Abstract

A strong low-level jet (LLJ), also known as the Findlater jet, develops over the Arabian Sea during the Indian summer monsoon. This jet is an essential source of moisture for monsoonal rainfall over the densely-populated Indian subcontinent and is a key contributor to the Indian Ocean oceanic productivity by sustaining the western Arabian Sea upwelling systems. The LLJ intensity fluctuates intraseasonally within the ~ 20- to 90-day band, in relation with the northward-propagating active and break phases of the Indian summer monsoon.
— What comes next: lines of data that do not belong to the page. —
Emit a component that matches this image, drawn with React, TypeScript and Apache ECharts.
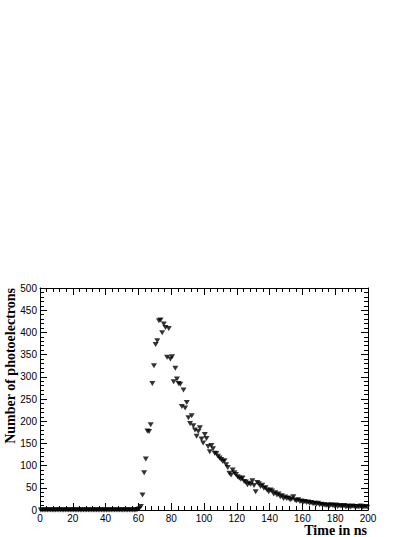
import React, { useEffect, useRef } from "react";
import * as echarts from "echarts";

// bin centers: i + 0.5 ns, i = 0..199
const zeroBins: number[] = new Array(59).fill(0);
const riseAndPeak: number[] = [
  1, 3, 8, 34, 84, 115, 178, 177, 192, 285, 325, 373, 381, 426, 428, 399, 419, 411, 344, 409,
  340, 345, 289, 319, 295, 285, 283, 233, 270, 230, 242, 208, 195, 212, 190, 180, 166, 177, 185, 160,
  151, 170, 161, 143, 131, 145, 138, 128, 127, 121, 117, 114, 109, 111, 102, 96, 83, 79, 90, 84,
  80, 75, 72, 69, 72, 64, 63, 57, 60, 58, 66, 55, 41, 62, 59, 53, 56, 49, 50, 45,
];
const tail: number[] = [
  41, 45, 43, 36, 39, 34, 36, 30, 32, 26, 29, 26, 27, 23, 25, 30, 22, 21, 23, 19,
  20, 18, 19, 17, 18, 15, 17, 14, 15, 13, 15, 12, 13, 11, 12, 10, 11, 9, 12, 10,
  9, 11, 8, 10, 9, 8, 10, 7, 9, 8, 7, 9, 8, 6, 8, 7, 9, 6, 7, 8, 6,
];
const counts: number[] = [...zeroBins, ...riseAndPeak, ...tail].slice(0, 200);
const binCenters: number[] = counts.map((_, i) => i + 0.5);

const xTitle = "Time in ns";
const yTitle = "Number of photoelectrons";

export default function App() {
  const ref = useRef<HTMLDivElement>(null);
  useEffect(() => {
    if (!ref.current) return;
    const chart = echarts.init(ref.current, undefined, { renderer: "svg" });
    const labelStyle = { fontFamily: "Liberation Sans", fontSize: 10, color: "#000" };
    const lineStyle = { color: "#000", width: 1 };
    const common = {
      axisLine: { show: true, onZero: false, lineStyle },
      axisTick: { show: true, inside: true, length: 7, lineStyle },
      minorTick: { show: true, splitNumber: 5, length: 4, lineStyle },
      splitLine: { show: false },
    };
    chart.setOption({
      animation: false,
      backgroundColor: "#fff",
      grid: { left: 40, right: 47, top: 288, bottom: 27, containLabel: false },
      xAxis: [
        { type: "value", min: 0, max: 200, interval: 20, position: "bottom", ...common,
          axisLabel: { ...labelStyle, margin: 3 } },
        { type: "value", min: 0, max: 200, interval: 20, position: "top", ...common,
          axisLabel: { show: false } },
      ],
      yAxis: [
        { type: "value", min: 0, max: 500, interval: 50, position: "left", ...common,
          axisLabel: { ...labelStyle, margin: 3 } },
        { type: "value", min: 0, max: 500, interval: 50, position: "right", ...common,
          axisLabel: { show: false } },
      ],
      series: [
        {
          type: "scatter",
          xAxisIndex: 0,
          yAxisIndex: 0,
          data: binCenters.map((x, i) => [x, counts[i]]),
          symbol: "triangle",
          symbolRotate: 180,
          symbolSize: [6, 5],
          itemStyle: { color: "#000" },
          clip: false,
        },
      ],
      graphic: [
        {
          type: "text", right: 48, top: 523,
          style: { text: xTitle, fontFamily: "Liberation Serif", fontWeight: "bold", fontSize: 14, fill: "#000" },
        },
        {
          type: "text", x: 10, y: 288, rotation: Math.PI / 2,
          style: {
            text: yTitle, fontFamily: "Liberation Serif", fontWeight: "bold", fontSize: 14, fill: "#000",
            align: "right", verticalAlign: "middle",
          },
        },
      ],
    });
    return () => chart.dispose();
  }, []);
  return <div ref={ref} style={{ position: "fixed", left: 0, top: 0, width: 415, height: 537 }} />;
}
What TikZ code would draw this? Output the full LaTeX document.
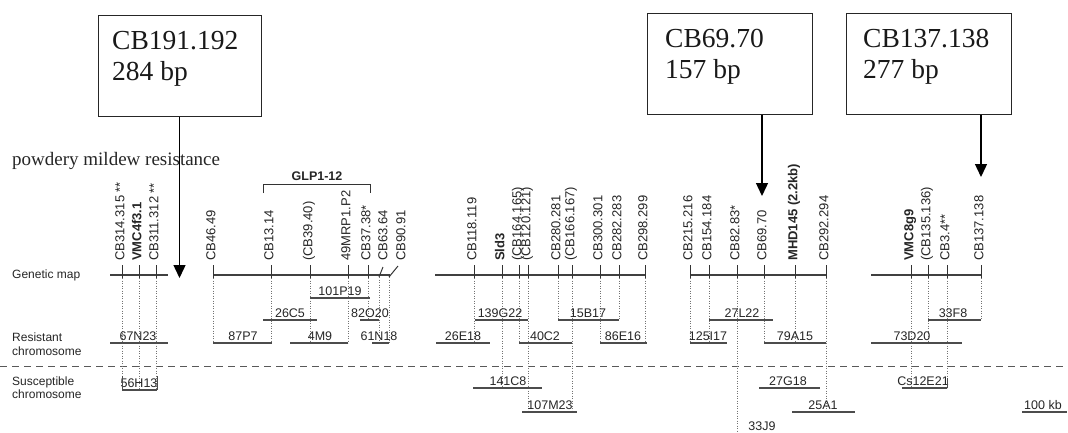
\documentclass[tikz,border=0pt]{standalone}
\usepackage{fontspec}
\setmainfont{Liberation Serif}
\newfontfamily\hv{Liberation Sans}
\usetikzlibrary{arrows.meta}
\begin{document}
\begin{tikzpicture}[x=1pt,y=-1pt,
  hvs/.style={font=\hv\fontsize{12}{14}\selectfont, text=black!85, inner sep=0pt},
  mlab/.style={hvs, font=\hv\fontsize{13}{15}\selectfont, rotate=90, anchor=mid west},
  clab/.style={hvs, font=\hv\fontsize{12.5}{15}\selectfont, anchor=base},
  side/.style={hvs, anchor=base west},
  gmap/.style={draw=black!75, line width=1.3pt},
  tick/.style={draw=black!80, line width=1pt},
  clone/.style={draw=black!70, line width=1.4pt},
  dots/.style={draw=black!55, dotted, line width=0.5pt},
  box/.style={draw=black!85, line width=1pt, inner sep=0pt},
  btxt/.style={font=\fontsize{27.5}{31}\selectfont, anchor=base west, inner sep=0pt, text=black!90},
  conn/.style={draw=black, line width=1.4pt, -{Triangle[length=13pt,width=12pt]}},
]
\path[use as bounding box, fill=white] (0,0) rectangle (1068,432);

% title (cut-off heading)
\node[font=\fontsize{19}{22}\selectfont, anchor=base west, inner sep=0pt, text=black!85] (title) at (12,165) {powdery mildew resistance};

% side labels
\node[side] (gm) at (12,278) {Genetic map};
\node[side] (rc1) at (12,341) {Resistant};
\node[side] (rc2) at (12,355) {chromosome};
\node[side] (sc1) at (12,385) {Susceptible};
\node[side] (sc2) at (12,398) {chromosome};

% dashed separator
\coordinate (dl) at (0,366);
\coordinate (dr) at (1068,366);
\draw[draw=black!65, line width=1pt, dash pattern=on 7pt off 5pt] (dl) -- (dr);

% genetic map segments
\foreach \a/\b [count=\i] in {110/168, 213/390, 435/645, 690/826, 871/981}{
  \coordinate (gL\i) at (\a,275);
  \coordinate (gR\i) at (\b,275);
  \draw[gmap] (gL\i) -- (gR\i);
}

% markers: x / label / end of dotted line
\foreach \x/\t/\e [count=\i] in {
  122/{CB314.315 **}/390, 139/\textbf{VMC4f3.1}/390, 156/{CB311.312 **}/390,
  213/CB46.49/343, 271/CB13.14/343, 310/(CB39.40)/343, 348/49MRP1.P2/343, 368/CB37.38*/320,
  474/CB118.119/343, 502/\textbf{Sld3}/388, 519/(CB164.165)/343, 528/(CB120.121)/412,
  558/CB280.281/320, 572/(CB166.167)/412, 600/CB300.301/343, 619/CB282.283/320, 645/CB298.299/343,
  690/CB215.216/343, 709/CB154.184/343, 737/CB82.83*/432, 764/CB69.70/343,
  795/\textbf{MHD145 (2.2kb)}/343, 826/CB292.294/412,
  911/\textbf{VMC8g9}/388, 928/(CB135.136)/343, 947/CB3.4**/388, 981/CB137.138/320}{
  \coordinate (mt\i) at (\x,265);
  \coordinate (mb\i) at (\x,278);
  \coordinate (me\i) at (\x,\e);
  \draw[tick] (mt\i) -- (mb\i);
  \draw[dots] (mb\i) -- (me\i);
  \node[mlab] (m\i) at (\x,261) {\t};
}

% slanted markers CB63.64 and CB90.91
\coordinate (s1a) at (379,277); \coordinate (s1b) at (383,267);
\coordinate (s2a) at (389,277); \coordinate (s2b) at (398,266);
\draw[tick] (s1a) -- (s1b);
\draw[tick] (s2a) -- (s2b);
\node[mlab] (m63) at (385,261) {CB63.64};
\node[mlab] (m90) at (403,261) {CB90.91};
\coordinate (s1c) at (379,343); \coordinate (s2c) at (389,343);
\draw[dots] (s1a) -- (s1c);
\draw[dots] (s2a) -- (s2c);

% GLP1-12 bracket
\coordinate (g1) at (263,193); \coordinate (g2) at (263,184);
\coordinate (g3) at (370,184); \coordinate (g4) at (370,193);
\draw[draw=black!80, line width=1pt] (g1) -- (g2) -- (g3) -- (g4);
\node[hvs, anchor=base, font=\hv\bfseries\fontsize{12.5}{14}\selectfont] (glp) at (317,180) {GLP1-12};

% clones: x1 / x2 / y / label / label x
\foreach \a/\b/\y/\t/\l [count=\i] in {
  110/168/343/67N23/138, 122/157/390/56H13/139,
  310/370/298/101P19/340, 263/317/320/26C5/290, 360/379/320/82O20/370,
  213/272/343/87P7/243, 290/348/343/4M9/320, 372/389/343/61N18/379,
  475/528/320/139G22/500, 558/619/320/15B17/588, 436/490/343/26E18/463,
  519/572/343/40C2/545, 600/647/343/86E16/623, 473/542/388/141C8/508, 522/577/412/107M23/550,
  709/773/320/27L22/742, 690/727/343/125I17/708, 764/826/343/79A15/795,
  759/820/388/27G18/788, 792/855/412/25A1/823,
  928/981/320/33F8/953, 871/962/343/73D20/912, 902/947/388/Cs12E21/923, 1022/1067/412/100 kb/1043}{
  \coordinate (cL\i) at (\a,\y);
  \coordinate (cR\i) at (\b,\y);
  \draw[clone] (cL\i) -- (cR\i);
  \node[clab] (c\i) at (\l,\y-2.5) {\t};
}
\node[clab] (c33) at (762,430) {33J9};

% small solid ends
\coordinate (u1) at (122,376); \coordinate (u2) at (157,376);
\draw[draw=black!70, line width=0.9pt] (u1) -- (cL2);
\draw[draw=black!70, line width=0.9pt] (u2) -- (cR2);
\coordinate (u3) at (947,378);
\draw[draw=black!70, line width=0.9pt] (u3) -- (cR23);

% boxes
\node[box, minimum width=163pt, minimum height=101pt] (b1) at (179.5,65.5) {};
\node[btxt] (b1a) at (112,49) {CB191.192};
\node[btxt] (b1b) at (112,80) {284 bp};
\node[box, minimum width=165pt, minimum height=101pt] (b2) at (729.5,63.5) {};
\node[btxt] (b2a) at (665,47) {CB69.70};
\node[btxt] (b2b) at (665,78) {157 bp};
\node[box, minimum width=165pt, minimum height=101pt] (b3) at (928.5,63.5) {};
\node[btxt] (b3a) at (863,47) {CB137.138};
\node[btxt] (b3b) at (863,78) {277 bp};

% arrows
\coordinate (a1) at (179.5,278);
\coordinate (a2) at (762,196);
\coordinate (a3) at (981,177);
\draw[conn] (b1.south) -- (a1);
\draw[conn] (b2.south -| a2) -- (a2);
\draw[conn] (b3.south -| a3) -- (a3);
\end{tikzpicture}
\end{document}
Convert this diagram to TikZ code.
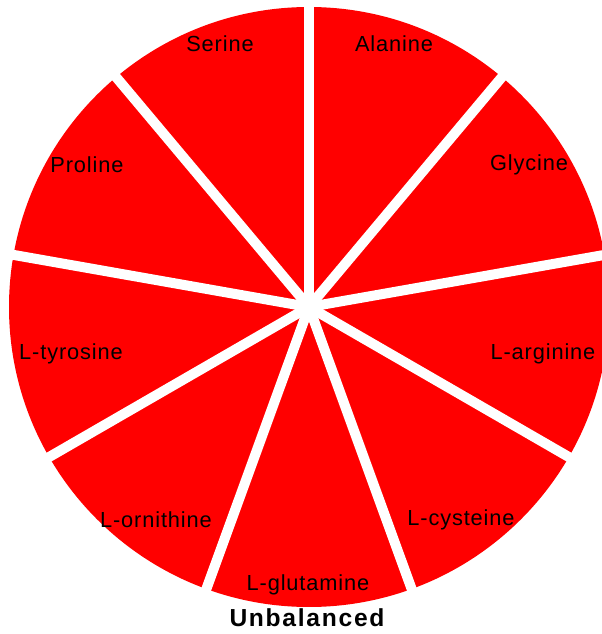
\documentclass[tikz,border=0pt]{standalone}
\usepackage{fontspec}
\setmainfont{Liberation Sans}
\definecolor{wedgered}{RGB}{255,0,0}

\tikzset{
  gapline/.style={white, line width=0.25cm, line cap=butt},
  slicelabel/.style={font=\fontsize{15.5}{18}\selectfont\addfontfeature{LetterSpace=4}, text=black, inner sep=0pt},
  charttitle/.style={font=\fontsize{17.5}{20}\selectfont\bfseries\addfontfeature{LetterSpace=7}, inner sep=0pt}
}

\begin{document}
\begin{tikzpicture}[x=0.025cm,y=0.025cm]
  \useasboundingbox (0,0) rectangle (602,634);
  \clip (0,0) rectangle (602,634);
  \coordinate (c) at (309,327);
  % the disc, then the white gaps between the nine slices
  \fill[wedgered] (c) circle (300);
  \foreach \a in {90,50,...,-230}
    \draw[gapline] (c) -- ++(\a:320);
  \fill[white] (c) circle (9);
  % slice labels
  \foreach \name/\pos in {
      Alanine/{(394,590)},
      Glycine/{(529,469)},
      L-arginine/{(543,280)},
      L-cysteine/{(461,114)},
      L-glutamine/{(308,49)},
      L-ornithine/{(156,114)},
      L-tyrosine/{(71,280)},
      Proline/{(87,469)},
      Serine/{(220,590)}}
  {
    \node[slicelabel] (\name) at \pos {\name};
  }
  \node[charttitle] (title) at (307,16) {Unbalanced};
\end{tikzpicture}
\end{document}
Our observational analyses reveal that these large-scale regional convective perturbations only explain about half of the intraseasonal LLJ variance, the other half being unrelated to large-scale convective perturbations over the Indian Ocean. We show that convective fluctuations in two regions outside the Indian Ocean can remotely force a LLJ intensification, four days later. Enhanced atmospheric deep convection over the northwestern tropical Pacific yields westerly wind anomalies that propagate westward to the Arabian Sea as baroclinic atmospheric Rossby Waves. Suppressed convection over the eastern Pacific/North American monsoon region yields westerly wind anomalies that propagate eastward to the Indian Ocean as dry baroclinic equatorial Kelvin waves. Those largely independent remote influences jointly explain ~ 40% of the intraseasonal LLJ variance that is not related to convective perturbations over the Indian Ocean (i.e. ~ 20% of the total), with the northwestern Pacific contributing twice as much as the eastern Pacific. Taking into account these two remote influences should thus enhance the ability to predict the LLJ.